I left the transfer program running overnight and by morning around 6000 images had been taken and transferred.
All images were received and stored OK on SD, the receiver was an Arduino DUE. However on the transmitter there was a corrupt image at number 2604. Then there were saved images up to 2623, which were also unreadable, and then there were no more images saved. The serial monitor log did not show any SD errors however, so the ESP32CAM thought the SD card was OK.
I re-formatted the SD cards and swapped them around between TX and RX. This time it was the receiver that had corrupt images after 2052 were saved, the 6,500 images on the transmitter SD were OK. So the failure was caused by the SD card, not a problem with NRESET on the transmitter.

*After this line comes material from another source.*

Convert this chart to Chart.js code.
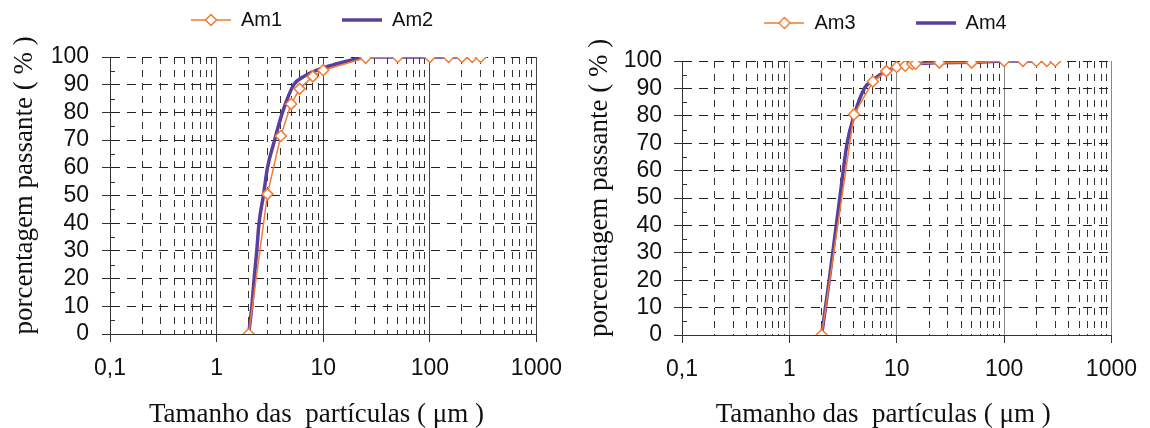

And the allocated pins for SX128X are;
| ESP32CAM Pin | SPI LoRa Function |
|---|---|
| 2 | MOSI |
| 4 | SCK |
| 12 | NSS |
| 13 | MISO |
| 14 | NRESET |
| 15 | RFBUSY |
| 16 | not used |
The workaround for the SX128X if NRESET on the SD_MMC CLK pin caused problems was to put a PCA9536 I2C IO expander on the program upload pins and use that device at start-up to reset the LoRa device, but it this workaround does not seem to be be necessary.
Extra Information
I was reading this ESP32CAM tutorial;
https://randomnerdtutorials.com/esp32-cam-ai-thinker-pinout/
And found this comment;
“In order to free pin12 and pin13 (provided you wouldn’t need them for a very demanding SD card usage) you can modify ESP32-CAM fuses like this: (from Terminal window) $ espefuse.py –baud 115200 –port your_USB_port_name set_flash_voltage 3.3V and then include in your Arduino code: SD_MMC.begin(“/sd”, true);”
So that might be worth a try one day.
Please note:
I am not, very definitely not, in any way whatsoever an ‘expert’ on the ESP32CAM so will leave the task of refining the settings for taking pictures with and support of the ESP32CAM to others.